Memorable debate over zero tuition pits biographer vs. his subject in Quebec

By The Canadian Press

QUEBEC – A memorable debate is shaping up over the principle of zero tuition in Quebec.

The idea of cancelling tuition altogether is not among the options being considered by the Parti Quebecois government as it struggles to find a university funding formula following a year of unrest.

There’s one problem: former PQ premier Jacques Parizeau, a hero to the party’s rank and file, has just gone public with a forceful call for the government to consider the policy.

He notes that free university was always the intention when, back in the 1960s, he was a provincial civil servant and the modern university network was created.

Parizeau’s public musings have set up an interesting dilemma.

The government minister responsible for the file is rookie politician Pierre Duchesne — who in his previous life was a journalist, and who just so happened to be Parizeau’s biographer.

The biographer-versus-subject dynamic comes two weeks before a critical gathering.

At the Feb. 25-26 summit on higher education, the government intends to propose a freeze on tuition followed by small increases indexed to inflation.

That plan falls somewhere between the freeze or the reduction that various student groups are demanding, and the significant increases proposed by the former Liberal government which triggered months of protests. A recent poll suggested the PQ’s middle-ground solution had strong support.

But Parizeau said he can’t understand why the zero-tuition idea has been discarded so quickly.

In an interview with Le Devoir, he said the obsession with balancing the budget next year has made the government incapable of considering other policy options.

“Can we afford (free tuition)? Of course we can. We need to consider it,” Parizeau told the newspaper in an interview published Tuesday.

“For more than 20 years Quebec society operated under the assumption there would eventually be free tuition once the fees didn’t amount to much, through inflation. The fact that young people today want to discuss that, well, an entire generation expected the same thing.

“They’re not abnormal. They’re not strange. It’s ridiculous to shun them.”

It’s well known that Quebec is the most heavily indebted province. At the same time, it offers a university education for the lowest rates in the country.

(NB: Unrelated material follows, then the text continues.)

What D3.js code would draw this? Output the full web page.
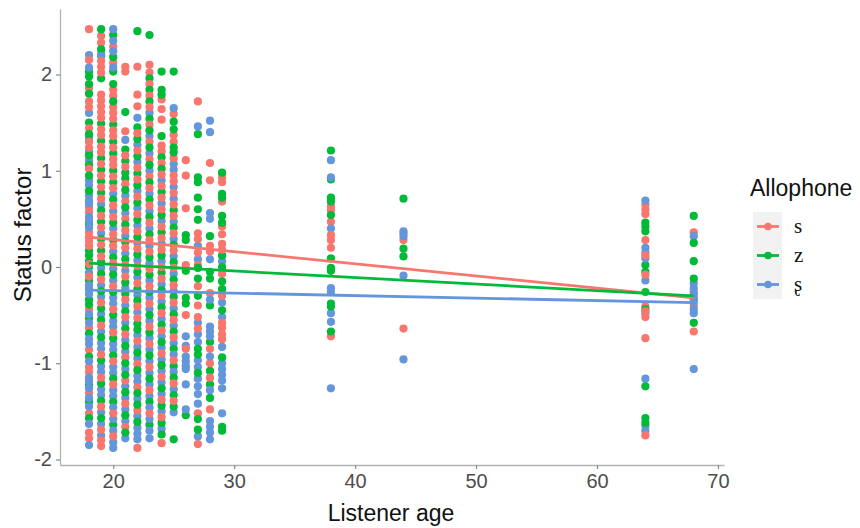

However, proponents of free education say the goal is entirely affordable as demonstrated in other societies that have made it a priority.

For instance, the money collected from student fees in Quebec amounted to $709 million before the 2011 budget in which the Liberals introduced their fee-hike plan.

That sum amounted to barely one per cent of the province’s $67 billion budget at the time.

In comparison, Statistics Canada figures from 2008 state that the province spent about eight times the $709 million — $5.7 billion — on business subsidies, which critics deride as “corporate welfare.”

Tuition fees have been frozen in Quebec for most of the last four decades, with the first significant hike occurring in 1989.

Parizeau, a former finance minister and economics PhD from the London School of Economics, had a front-row seat as the modern school system was put together.

He was a provincial civil servant and an economic adviser to premiers Jean Lesage, a Liberal, and Daniel Johnson Sr. of the now-defunct Union nationale.

He said the initial intention was to make universities as free as high schools and junior colleges, known as CEGEPs.

“But when we got to the universities we realized we didn’t have the money to make it free,” he told Le Devoir. ”It’s what we wanted to do, but we didn’t have the means.

“So we took the average of the existing tuition rates at universities in Quebec at the time. We set the rate at $567 everywhere, and decided to freeze it and let inflation chip away at it. We all agreed. There was an obvious social consensus.”

As it stands, tuition starts at just over $2,000 a year for students from Quebec, although out-of-province students pay higher rates.

The Liberal government wanted to increase that amount to just more than $3,600 — but the newly elected PQ has reversed that plan and is seeking a new funding model.

Members of the government were left performing a delicate task Tuesday: either rejecting Parizeau’s argument without offending him, or the many party members who revere him as their intellectual leader.

“This is a man of tremendous experience, of knowledge, offering his perspective,” said Jean-Francois Lisee, a former adviser to Parizeau who is now a heavyweight in the PQ cabinet.

“That (perspective) is not shared by the government at this time, but the government has said that free tuition would also be debated.”

He noted that while one PQ ex-premier supports free tuition, another, Bernard Landry, supports the government indexation solution. Lisee called it an example of healthy debate.

Parizeau is the last PQ premier to call an independence referendum and is considered to be the party’s most forceful strategist. However, he has drifted away from his PQ roots and has begun building ever-increasing ties with the upstart pro-independence party Option nationale.

Option nationale did not win any seats in the last provincial election but Pequistes are wary of bleeding any support to that new party, which promises a more aggressive pursuit of Quebec statehood.

The minority government says it’s committed to balancing the books in 2013-14 and can’t afford free tuition.

“The contribution of Mr. Parizeau is that of an intellectual, of a free thinker. He has a right to make it and the government will make its own decisions,” said Municipal Affairs Minister Sylvain Gaudreault. He said he doesn’t view Parizeau’s comments as a repudiation of the government.

“Every time Mr. Parizeau blinks, if we see a disavowal, it’ll never end.”